Even if some investors may be making extraordinary profits, we should not equate the higher and higher prices being paid to acquire the new info-tech companies with the dot.com bubble of the 1990s. That major technology bubble was a grand experiment that happens every time, midway along the diffusion of each technological revolution. It is the way of testing each wave of new technologies in the market, in order to let demand decide which products will be accepted and which rejected, which companies will be the leaders, which ones the followers and which will not survive. It is also the manner in which the new infrastructures are installed and funded before they are profitable. That process brings investors to bet on many companies of uneven quality hoping to strike gold with one or two of them. Each time, it also brings ordinary people into the stock market. Its culmination is a bubble and a stock market crash that affects the whole economy. In the aftermath, a few giants emerge triumphant.

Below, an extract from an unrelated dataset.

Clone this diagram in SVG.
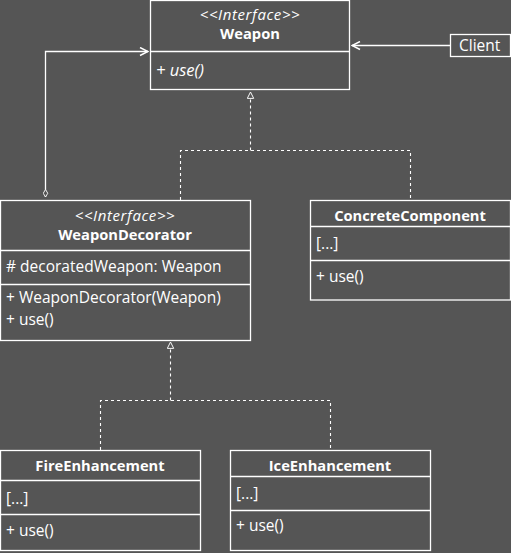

The next episode is the one we are witnessing now: The battle of the giants and the formation of the main oligopolies that will shape the coming golden age.
The fact that there are “angels” fueling this game as well as some VCs does not justify the bubble definition (except in a minor and localized way). Those investors have been encouraged by the acquisition binge and they are often preparing the companies they support for a take-over bid by the giants. There can also be some traditional IPO plans; even some of the major shadow banks (like Goldman Sachs) could be investing in what can bring huge profits in a future stock offering.
This has happened regularly in the past. In the second revolution, the so-called railway amalgamation movement in the UK was a battle for the absorption of the minor lines that could make major powerful networks. In the third technological revolution U.S. Steel was born from the massive acquisition of many minor and some major steel companies until 60% of the industry had been concentrated in J.P. Morgan’s hands. The dozens of automobile companies that survived the 1929 crash and recession in the U.S. were gradually absorbed by the final four. Each case is different, of course, but the nature of the process is the same. The core industries of the information revolution are defining their boundaries and are willing to pay higher and higher prices for each jewel in the crown.